There will be two main groups of people coming to listen to this album: David Byrne fans and St. Vincent (Annie Clark) fans.  Each group will come to this album with very different expectations and will reap very different rewards from their collaboration album, “Love This Giant.”  Indeed, each artist also comes into this album with a very different history and with very different aims.  At the risk of attempting to read both artists’ minds, it would appear that Annie Clark grasped this album as a chance to record with one of the greatest and most creative artists of the past 30 years, enigmatic Scottish art-pop legend David Byrne; whereas for Byrne himself, this is yet again a chance for a constantly creative and experimental artist to collaborate with another artist of the same ilk.

 

Love This Giant is not the greatest album either artist has released, however, there is a lot to love about an album that catches your ear and grows on you.  Perhaps the single greatest contribution to the coherence of this album is Annie Clark’s addition of horns and the album’s liberal use of saxophones.  It is this instrumentation that ultimately becomes the theme of “Love This Giant.”  Forming a backbone, from their bombastic use on album opener “Who” to their subtle support of final track “Outside of Space and Time,” saxophones and brass keep this album driving forwards as both Clark and Byrne share vocals on what are truly some amazing tracks.

 

Kicking off with the swaggering sleazy saxophone based track “Who,” “Love This Giant” has a distinctive energy to it.  Its repetitive style and punctuation with the opening lyric of “Who” at each line, gives it a feeling similar to David Bowie’s “Fame.”  The saxes return on second track, “Weekend In The Dust,” where Clark’s distinctive vocals take over and sound very much at home with this funky backing, which is so different to her standard guitar driven fare.  Sounding not unlike Fiona Apple, this is much more upbeat and dancey than St.
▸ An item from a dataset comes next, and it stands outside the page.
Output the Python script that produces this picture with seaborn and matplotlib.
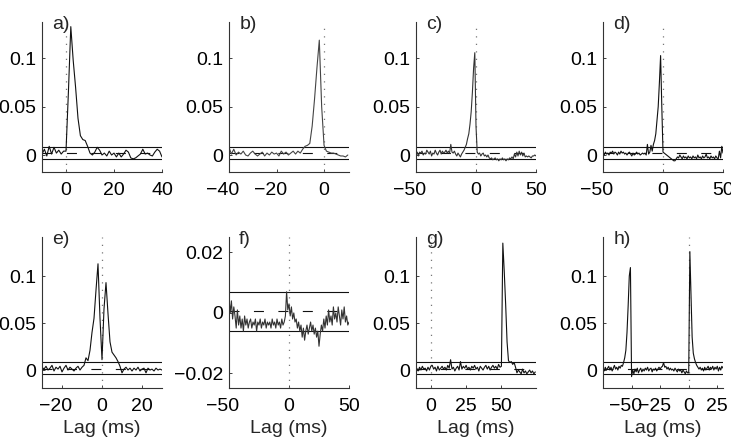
import numpy as np
import matplotlib
matplotlib.use("Agg")
import matplotlib.pyplot as plt
import matplotlib.transforms as mtransforms
from matplotlib.ticker import FuncFormatter
import seaborn as sns

# lags (ms) for each panel
lag_a = list(range(-10, 41))
lag_b = list(range(-40, 11))
lag_c = list(range(-50, 51))
lag_d = list(range(-50, 51))
lag_e = list(range(-30, 31))
lag_f = list(range(-50, 51))
lag_g = list(range(-10, 75))
lag_h = list(range(-75, 31))

# cross-correlation values
val_a = [0.001, 0.006, -0.001, 0.009, 0.001, 0.008, 0.002, 0.005, 0.001, 0.004,
         0.004, 0.065, 0.133, 0.098, 0.070, 0.038, 0.020, 0.016, 0.015, 0.009,
         0.002, 0.000, 0.003, 0.008, 0.005, 0.000, 0.002, -0.001, 0.004, 0.000,
         0.002, -0.002, 0.002, -0.002, 0.001, 0.005, 0.003, -0.003, -0.004, -0.003,
         -0.001, 0.001, 0.006, 0.001, 0.002, 0.000, -0.001, 0.003, 0.006, 0.004,
         -0.002]
val_b = [0.008, 0.001, 0.006, 0.000, 0.003, 0.001, 0.004, 0.000, -0.001, 0.002,
         0.004, 0.001, -0.001, 0.001, 0.003, -0.001, 0.002, 0.000, 0.003, 0.001,
         0.002, -0.001, 0.004, 0.001, 0.003, 0.000, 0.002, 0.004, 0.001, 0.004,
         0.002, 0.006, 0.009, 0.010, 0.012, 0.030, 0.058, 0.090, 0.119, 0.050,
         0.010, 0.004, 0.003, 0.002, 0.002, 0.001, 0.000, -0.001, -0.001, -0.002,
         0.000]
val_c = [0.002, 0.003, -0.001, 0.003, 0.002, 0.004, 0.000, 0.002, 0.001, 0.005,
         0.003, 0.001, 0.004, -0.001, 0.002, 0.001, 0.005, 0.002, 0.000, 0.003,
         0.005, 0.001, 0.004, 0.002, 0.003, 0.005, 0.002, 0.004, 0.002, 0.011,
         0.003, 0.002, 0.004, 0.001, -0.001, 0.002, 0.000, -0.002, 0.001, 0.003,
         0.005, 0.008, 0.011, 0.017, 0.022, 0.032, 0.045, 0.065, 0.090, 0.106,
         0.030, 0.003, 0.001, 0.002, -0.001, 0.001, 0.002, -0.001, 0.000, -0.002,
         0.000, -0.003, -0.004, -0.003, -0.005, -0.004, -0.003, -0.005, -0.004, -0.006,
         -0.004, -0.005, -0.003, -0.005, -0.004, -0.006, -0.004, -0.005, -0.003, -0.004,
         -0.002, -0.004, 0.001, -0.002, 0.003, -0.001, 0.004, 0.000, 0.003, -0.001,
         0.002, -0.002, -0.001, -0.002, -0.001, -0.002, -0.003, -0.001, -0.001, 0.000,
         -0.001]
val_d = [0.002, 0.000, 0.003, 0.001, 0.002, 0.000, 0.003, 0.002, 0.004, 0.001,
         0.003, 0.002, 0.000, 0.003, 0.001, 0.004, 0.002, 0.003, 0.001, 0.002,
         0.000, 0.002, 0.003, 0.001, -0.001, 0.002, 0.000, 0.001, 0.003, 0.001,
         0.002, 0.000, 0.001, 0.002, 0.001, 0.002, 0.000, 0.011, 0.001, 0.003,
         0.010, 0.004, 0.011, 0.015, 0.022, 0.036, 0.050, 0.075, 0.103, 0.050,
         0.003, 0.002, 0.001, 0.000, -0.001, -0.002, -0.003, -0.004, -0.005, -0.006,
         -0.006, -0.004, -0.002, -0.003, 0.000, -0.002, -0.004, -0.001, -0.003, -0.002,
         -0.004, -0.001, -0.003, -0.002, -0.004, -0.001, -0.003, -0.002, -0.004, 0.000,
         -0.003, -0.002, -0.004, -0.001, -0.003, -0.002, 0.001, -0.003, -0.002, -0.004,
         -0.001, -0.003, -0.002, -0.004, -0.001, -0.003, -0.004, 0.004, -0.003, 0.009,
         0.002]
val_e = [0.003, 0.001, 0.004, 0.000, 0.002, 0.005, -0.001, 0.003, 0.001, 0.004,
         -0.002, 0.002, 0.005, 0.000, 0.003, 0.001, -0.001, 0.002, 0.004, 0.000,
         0.003, 0.005, 0.013, 0.010, 0.021, 0.040, 0.055, 0.085, 0.113, 0.055,
         0.011, 0.065, 0.093, 0.060, 0.030, 0.019, 0.016, 0.013, 0.009, 0.004,
         -0.003, 0.001, 0.003, 0.000, 0.002, -0.001, 0.002, 0.000, 0.003, -0.001,
         0.001, 0.002, -0.003, 0.002, 0.000, 0.001, -0.001, 0.002, 0.000, 0.001,
         0.000]
val_f = [0.005, 0.000, 0.004, -0.002, 0.002, -0.001, -0.005, 0.001, -0.004, -0.001,
         -0.005, -0.002, -0.006, -0.001, -0.004, -0.002, -0.005, -0.003, -0.002, -0.005,
         -0.003, -0.004, -0.002, -0.006, -0.003, -0.004, -0.002, -0.005, -0.003, -0.004,
         -0.002, -0.005, -0.003, -0.004, -0.003, -0.005, -0.002, -0.004, -0.003, -0.005,
         -0.002, -0.004, -0.003, -0.005, -0.002, -0.004, -0.003, -0.001, 0.007, 0.001,
         0.003, -0.001, 0.002, -0.002, 0.000, -0.003, -0.002, -0.005, -0.003, -0.006,
         -0.004, -0.008, -0.005, -0.009, -0.006, -0.004, -0.007, -0.005, -0.003, -0.006,
         -0.004, -0.007, -0.005, -0.008, -0.006, -0.011, -0.007, -0.004, -0.006, -0.002,
         -0.005, -0.001, -0.004, 0.001, -0.003, -0.001, -0.004, 0.002, -0.002, 0.000,
         -0.003, 0.002, -0.001, -0.004, 0.001, -0.002, 0.002, -0.003, -0.001, -0.004,
         -0.003]
val_g = [0.002, -0.001, 0.003, 0.000, 0.004, 0.001, 0.002, -0.001, 0.003, 0.000,
         0.004, 0.005, 0.001, 0.003, -0.001, 0.004, 0.000, 0.002, 0.004, 0.001,
         0.003, 0.000, 0.005, 0.002, 0.011, 0.001, 0.003, -0.001, 0.002, 0.004,
         0.000, 0.009, 0.001, 0.004, 0.002, 0.005, 0.001, 0.003, 0.000, 0.004,
         0.002, 0.005, 0.001, 0.003, -0.001, 0.004, 0.002, 0.000, 0.003, 0.005,
         0.001, 0.004, 0.000, 0.003, 0.005, 0.002, 0.004, 0.001, 0.006, 0.003,
         0.004, 0.135, 0.105, 0.070, 0.030, 0.010, 0.008, 0.009, 0.006, 0.008,
         0.003, -0.003, 0.000, -0.002, -0.004, 0.001, -0.003, -0.001, -0.004, -0.002,
         0.000, -0.003, -0.001, -0.004, -0.002]
val_h = [0.002, -0.001, 0.003, 0.000, 0.002, 0.004, 0.000, 0.003, -0.001, 0.002,
         0.005, 0.001, 0.003, 0.000, 0.004, 0.002, 0.005, 0.004, 0.008, 0.013,
         0.021, 0.040, 0.068, 0.100, 0.109, -0.007, 0.000, -0.004, 0.001, -0.002,
         0.002, -0.003, 0.000, 0.002, -0.002, 0.001, -0.001, 0.002, 0.000, 0.003,
         -0.001, 0.001, 0.002, -0.002, 0.001, 0.000, 0.002, -0.001, 0.001, 0.003,
         0.001, 0.003, 0.004, 0.008, 0.003, 0.004, 0.001, 0.003, 0.000, 0.002,
         0.000, 0.001, -0.001, 0.002, 0.000, -0.002, 0.001, -0.001, 0.000, -0.003,
         0.000, -0.002, -0.004, -0.001, -0.003, -0.003, 0.126, 0.080, 0.035, 0.018,
         0.012, 0.008, 0.005, 0.003, 0.001, 0.003, 0.000, 0.002, -0.001, 0.003,
         0.000, 0.002, 0.004, 0.000, 0.003, 0.001, 0.004, 0.000, 0.003, 0.001,
         0.004, -0.001, 0.003, 0.000, 0.004, 0.002]

# significance band (upper, lower) and mean (dashed)
band_upper = [0.008, 0.008, 0.008, 0.008, 0.0082, 0.0069, 0.0082, 0.0082]
band_lower = [-0.0042, -0.0042, -0.0042, -0.0042, -0.0046, -0.006, -0.0046, -0.0046]
band_mean = [0.002, 0.002, 0.002, 0.002, 0.0015, 0.0007, 0.0015, 0.0015]

labels = ["a)", "b)", "c)", "d)", "e)", "f)", "g)", "h)"]
lags = [lag_a, lag_b, lag_c, lag_d, lag_e, lag_f, lag_g, lag_h]
vals = [val_a, val_b, val_c, val_d, val_e, val_f, val_g, val_h]
xlims = [(-10, 40), (-40, 10.5), (-50, 50), (-50, 50),
         (-30, 30), (-50, 50), (-10.5, 74.5), (-75, 30)]
xticks = [[0, 20, 40], [-40, -20, 0], [-50, 0, 50], [-50, 0, 50],
          [-20, 0, 20], [-50, 0, 50], [0, 25, 50], [-50, -25, 0, 25]]
ylims = [(-0.0176, 0.1378)] * 4 + [(-0.0191, 0.1415), (-0.0248, 0.0251),
                                   (-0.0191, 0.1415), (-0.0191, 0.1415)]
yticks = [[0, 0.05, 0.1]] * 5 + [[-0.02, 0, 0.02]] + [[0, 0.05, 0.1]] * 2
line_colors = ["#111111", "#444444", "#333333", "#111111",
               "#111111", "#333333", "#111111", "#111111"]

sns.set_style("ticks")
plt.rcParams["font.family"] = ["Liberation Sans", "DejaVu Sans"]
FS = 14

fig = plt.figure(figsize=(7.31, 4.46), dpi=100)
W, H = 731, 446
lefts = [42, 229, 416, 603]
rows = [(172, 150), (388, 151)]  # bottom pixel, height

fmt = FuncFormatter(lambda v, p: f"{v:g}".replace("-", "\u2212"))
axes = []

for i in range(8):
    r, c = divmod(i, 4)
    bot, hgt = rows[r]
    ax = fig.add_axes([lefts[c] / W, (H - bot) / H, 120 / W, hgt / H])
    axes.append(ax)

    ax.axvline(0, color="#777777", lw=0.9, ls=(0, (1, 5)), zorder=1)
    ax.axhline(band_upper[i], color="#111111", lw=0.8, zorder=1)
    ax.axhline(band_lower[i], color="#111111", lw=0.8, zorder=1)
    ax.axhline(band_mean[i], color="#111111", lw=0.8, ls=(0, (9, 13)), zorder=1)
    sns.lineplot(x=lags[i], y=vals[i], ax=ax, color=line_colors[i],
                 linewidth=0.8, estimator=None, zorder=2)

    ax.set_xlim(*xlims[i])
    ax.set_ylim(*ylims[i])
    ax.set_xticks(xticks[i])
    ax.set_yticks(yticks[i])
    ax.xaxis.set_major_formatter(fmt)
    ax.yaxis.set_major_formatter(fmt)
    ax.tick_params(direction="in", length=2, width=0.6, labelsize=FS,
                   colors="#222222", labelcolor="black")
    ax.tick_params(axis="x", pad=7)
    ax.tick_params(axis="y", pad=4)
    sns.despine(ax=ax)
    for s in ["left", "bottom"]:
        ax.spines[s].set_color("#333333")
        ax.spines[s].set_linewidth(0.8)

    ax.text(0.085, 0.985, labels[i], transform=ax.transAxes, fontsize=FS,
            ha="left", va="center")
    if r == 1:
        ax.set_xlabel("Lag (ms)", fontsize=FS, labelpad=4)
    else:
        ax.set_xlabel("")
    ax.set_ylabel("")

# negative x labels sit a little to the left of their ticks, as in the original
fig.canvas.draw()
shift = mtransforms.ScaledTranslation(-6 / 100, 0, fig.dpi_scale_trans)
for ax in axes:
    for lab in ax.get_xticklabels():
        if lab.get_text().startswith("\u2212"):
            lab.set_transform(lab.get_transform() + shift)

fig.savefig("out.png", dpi=100)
Vincent fans are used to, but after three albums that have undoubtedly progressed, but remained within the same vein, this is a chance to see how Clark functions within a different model than her usual.  The good news for St. Vincent fans is that Clark not only copes, but flourishes under the challenge.  As you would expect, Byrne also flourishes under the challenge of collaboration, shown through the stripped back “Dinner For Two” which later segues into a Bowie style funk overlaid with Sting-sounding vocals.

 

Of course it would be a foolish artist who produces a collaboration album without any nods to their previous work and it is therefore no surprise to see Clark revert to type one third of the way through the album, on track “Ice Age.”  Very much focussed on the traditional St. Vincent sound, “Love This Giant’s” now trademark horns are reduced to a muted undercurrent that ensures this track still fits within the refreshingly new sound of the album.  The early template established on this album is again messed with on Byrne’s contribution “I Am An Ape,” a track that begins sounding like an excerpt from Tim Burton’s “A Nightmare Before Christmas.”  Byrne’s strong vocals develop a haunting feel on top of a disconcerting minor key.  The song then quickly transitions to an upbeat drum machine and horn backed theatrical verse that sees Byrne paint himself as “an ape, a hairy beast,” presumably in contrast to Clark’s “Beauty.”

 

One of the most surprising things about “Love This Giant is that we don’t hear a focus put on Clark’s distinctive guitar work until halfway through the album when she rips into the ending of “The Forest Awakes.”  Ultimately, the one disappointment in what is a great and very likeable album, St. Vincent fans will surely be disappointed by the lack of guitar work Clark indulges in.  By this point in the album, Byrne launches into his strongest work on the album, powering through a frantic and introspective “I Should Watch TV” before continuing on to “Lazarus,” which comes across as a dance version of Nick Cave’s work with Grinderman, a truly unique combination.

 

Ultimately, “Love This Giant” is endearingly personal album from two of music’s most private artists.  Not entirely out of each artist’s realm of work, this record still brings a new element to both Byrne and Clark’s sound.  To truly enjoy “Love This Giant” you need to like or at least tolerate Byrne’s previous work, but if you do, this album is going to quickly find itself on your list of favourite albums of 2012.